START Provided entries
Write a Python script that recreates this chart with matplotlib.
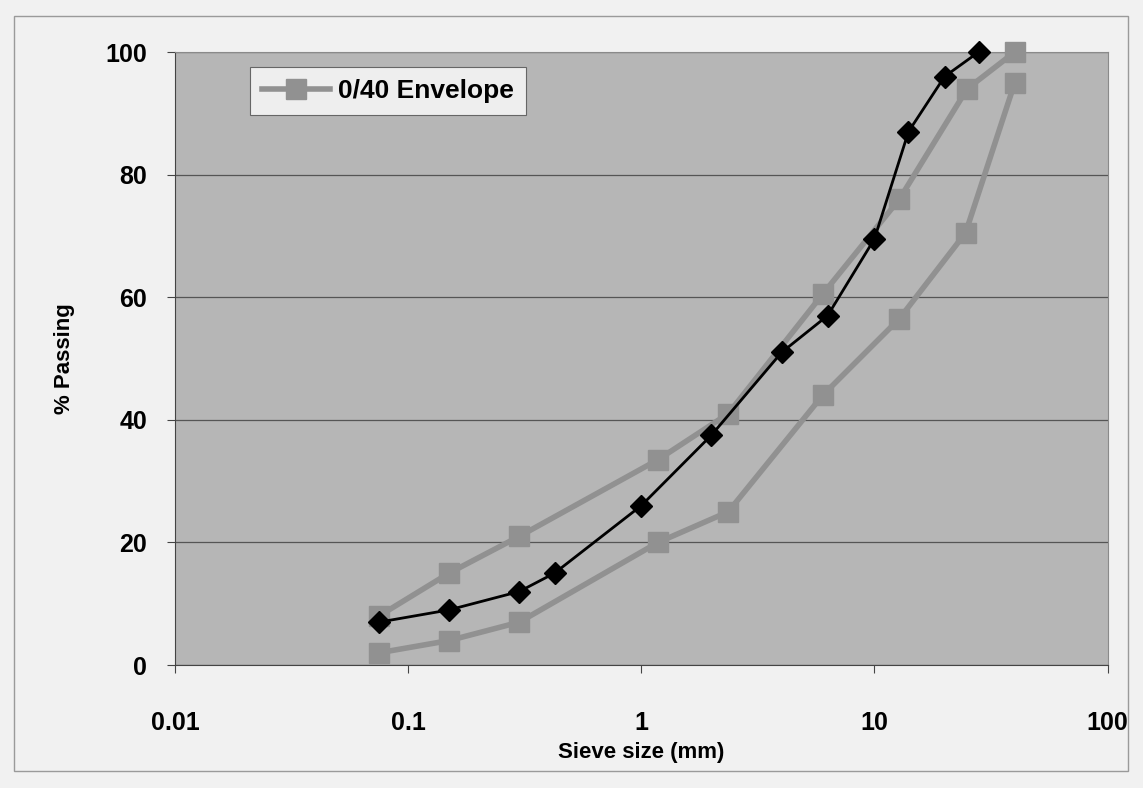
END Provided entries
START Provided entries
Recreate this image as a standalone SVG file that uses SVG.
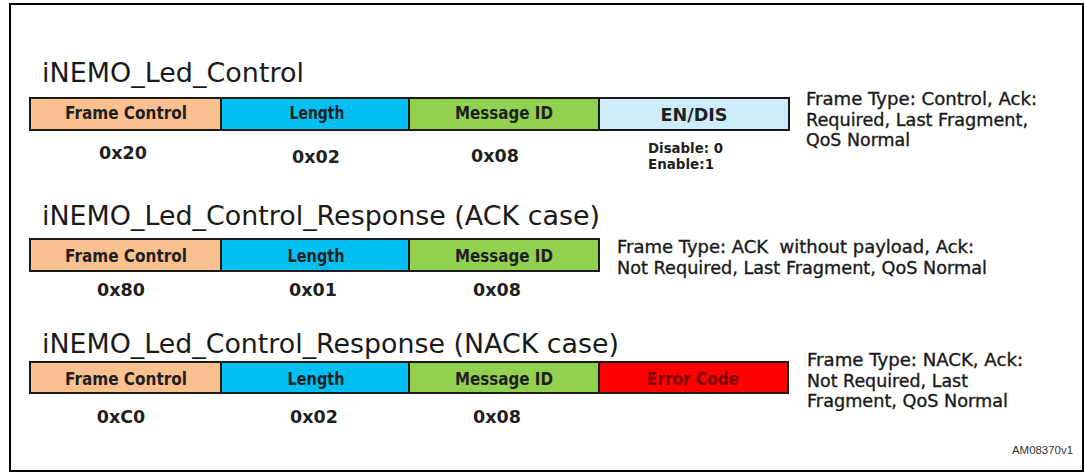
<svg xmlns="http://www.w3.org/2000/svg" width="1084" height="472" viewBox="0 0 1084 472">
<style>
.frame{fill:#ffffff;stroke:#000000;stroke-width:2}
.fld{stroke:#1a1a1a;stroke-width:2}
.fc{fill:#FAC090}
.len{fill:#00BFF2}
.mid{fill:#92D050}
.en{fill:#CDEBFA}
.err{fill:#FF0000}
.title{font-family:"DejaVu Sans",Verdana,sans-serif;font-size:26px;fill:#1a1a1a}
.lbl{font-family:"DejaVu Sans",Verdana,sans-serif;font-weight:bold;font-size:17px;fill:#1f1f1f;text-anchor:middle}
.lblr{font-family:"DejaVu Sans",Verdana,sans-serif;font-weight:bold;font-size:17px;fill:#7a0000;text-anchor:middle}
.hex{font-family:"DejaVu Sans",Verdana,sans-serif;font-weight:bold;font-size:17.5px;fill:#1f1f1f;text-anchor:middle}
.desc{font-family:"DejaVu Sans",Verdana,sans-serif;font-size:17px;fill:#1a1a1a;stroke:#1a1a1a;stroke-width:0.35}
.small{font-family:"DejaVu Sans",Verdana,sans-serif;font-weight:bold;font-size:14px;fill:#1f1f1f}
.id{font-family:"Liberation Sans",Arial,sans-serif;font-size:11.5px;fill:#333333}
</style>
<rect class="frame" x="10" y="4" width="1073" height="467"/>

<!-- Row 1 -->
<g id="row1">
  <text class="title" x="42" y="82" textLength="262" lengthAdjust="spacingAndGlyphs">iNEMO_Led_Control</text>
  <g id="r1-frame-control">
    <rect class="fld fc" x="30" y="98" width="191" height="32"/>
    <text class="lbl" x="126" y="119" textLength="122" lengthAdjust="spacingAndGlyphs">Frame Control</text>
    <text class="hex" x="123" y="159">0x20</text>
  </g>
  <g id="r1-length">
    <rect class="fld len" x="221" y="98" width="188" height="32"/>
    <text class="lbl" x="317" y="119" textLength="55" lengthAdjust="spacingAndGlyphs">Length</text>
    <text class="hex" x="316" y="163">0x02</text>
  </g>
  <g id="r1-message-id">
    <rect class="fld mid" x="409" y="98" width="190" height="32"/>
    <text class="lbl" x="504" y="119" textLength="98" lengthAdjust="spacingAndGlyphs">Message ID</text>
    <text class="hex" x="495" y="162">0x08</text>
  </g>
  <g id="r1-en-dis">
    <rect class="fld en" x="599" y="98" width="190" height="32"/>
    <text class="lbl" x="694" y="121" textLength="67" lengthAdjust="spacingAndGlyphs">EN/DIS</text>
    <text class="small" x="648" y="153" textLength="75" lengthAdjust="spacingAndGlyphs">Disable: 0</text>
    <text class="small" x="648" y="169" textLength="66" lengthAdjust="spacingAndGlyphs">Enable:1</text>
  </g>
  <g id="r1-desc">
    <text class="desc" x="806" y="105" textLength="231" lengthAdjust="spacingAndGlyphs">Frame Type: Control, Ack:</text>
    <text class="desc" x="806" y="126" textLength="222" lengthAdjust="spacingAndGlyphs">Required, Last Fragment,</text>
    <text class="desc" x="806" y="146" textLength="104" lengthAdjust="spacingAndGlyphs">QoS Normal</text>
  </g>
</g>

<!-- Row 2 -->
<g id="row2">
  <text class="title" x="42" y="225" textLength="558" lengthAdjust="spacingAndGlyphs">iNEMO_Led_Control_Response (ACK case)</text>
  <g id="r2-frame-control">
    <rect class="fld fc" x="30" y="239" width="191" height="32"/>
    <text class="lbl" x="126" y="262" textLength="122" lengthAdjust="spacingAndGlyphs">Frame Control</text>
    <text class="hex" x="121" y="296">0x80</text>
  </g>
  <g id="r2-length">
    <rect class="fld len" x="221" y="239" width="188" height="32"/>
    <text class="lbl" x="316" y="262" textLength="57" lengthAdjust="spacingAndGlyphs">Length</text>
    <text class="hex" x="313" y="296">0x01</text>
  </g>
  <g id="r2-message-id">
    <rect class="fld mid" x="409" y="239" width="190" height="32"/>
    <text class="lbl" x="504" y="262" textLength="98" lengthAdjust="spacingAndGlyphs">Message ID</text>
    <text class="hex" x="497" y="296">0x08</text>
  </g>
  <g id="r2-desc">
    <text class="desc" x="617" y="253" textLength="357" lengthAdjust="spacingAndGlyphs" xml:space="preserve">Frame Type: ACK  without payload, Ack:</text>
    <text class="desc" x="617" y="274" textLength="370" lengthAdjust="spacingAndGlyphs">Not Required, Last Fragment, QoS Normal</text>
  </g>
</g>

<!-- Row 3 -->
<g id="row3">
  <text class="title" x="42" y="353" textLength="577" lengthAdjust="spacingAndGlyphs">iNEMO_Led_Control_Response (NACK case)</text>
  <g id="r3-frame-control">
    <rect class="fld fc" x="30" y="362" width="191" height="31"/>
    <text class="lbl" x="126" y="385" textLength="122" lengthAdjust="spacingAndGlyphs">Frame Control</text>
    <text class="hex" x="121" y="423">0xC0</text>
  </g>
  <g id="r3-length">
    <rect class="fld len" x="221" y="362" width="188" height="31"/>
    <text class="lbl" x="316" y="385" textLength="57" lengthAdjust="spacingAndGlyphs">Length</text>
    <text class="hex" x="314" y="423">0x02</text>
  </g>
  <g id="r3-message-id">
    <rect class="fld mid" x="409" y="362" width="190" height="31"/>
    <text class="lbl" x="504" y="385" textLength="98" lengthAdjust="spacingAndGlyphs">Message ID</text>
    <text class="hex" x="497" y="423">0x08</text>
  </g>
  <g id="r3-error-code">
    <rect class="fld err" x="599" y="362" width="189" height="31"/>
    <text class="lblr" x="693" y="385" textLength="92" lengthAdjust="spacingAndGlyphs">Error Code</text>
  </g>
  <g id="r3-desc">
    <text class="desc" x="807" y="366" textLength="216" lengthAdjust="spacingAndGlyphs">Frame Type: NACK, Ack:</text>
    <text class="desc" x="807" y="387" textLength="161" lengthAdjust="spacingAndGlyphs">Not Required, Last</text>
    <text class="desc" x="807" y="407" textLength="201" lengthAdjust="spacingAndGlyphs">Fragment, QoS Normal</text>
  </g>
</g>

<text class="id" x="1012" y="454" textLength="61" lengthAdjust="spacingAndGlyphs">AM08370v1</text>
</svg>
END Provided entries
START Provided entries
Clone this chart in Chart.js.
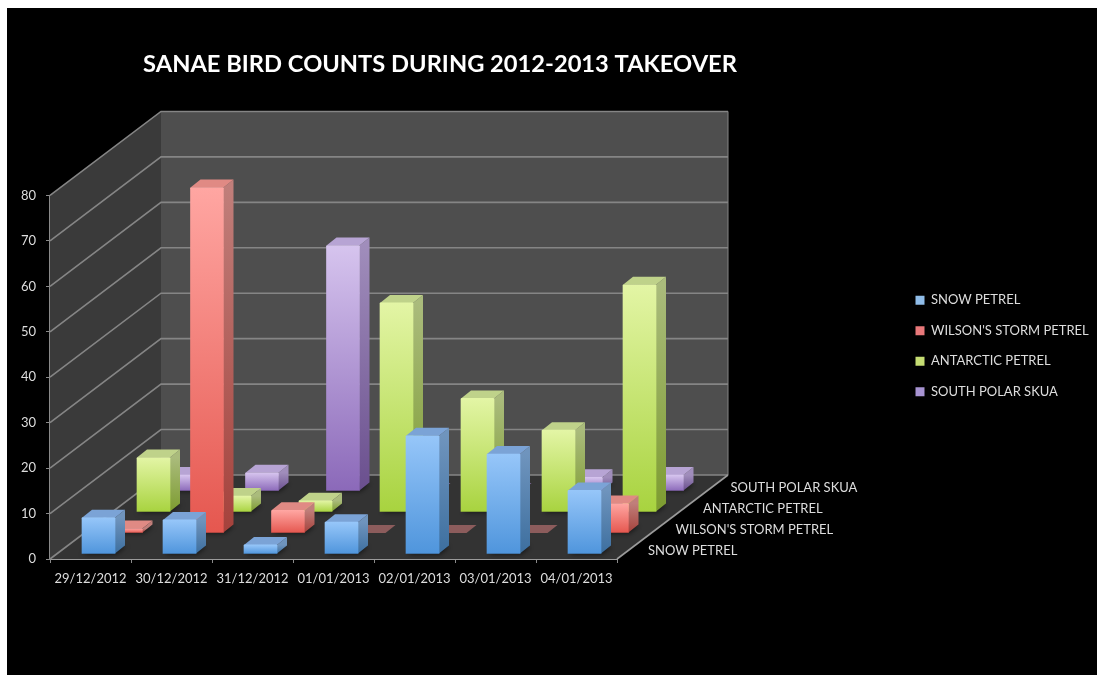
END Provided entries
* [Request] Copy each line of the listing that contains the string "this".

* [Task result]
Write a Python script that recreates this chart with matplotlib.
Recreate this image as a standalone SVG file that uses SVG.
Clone this chart in Chart.js.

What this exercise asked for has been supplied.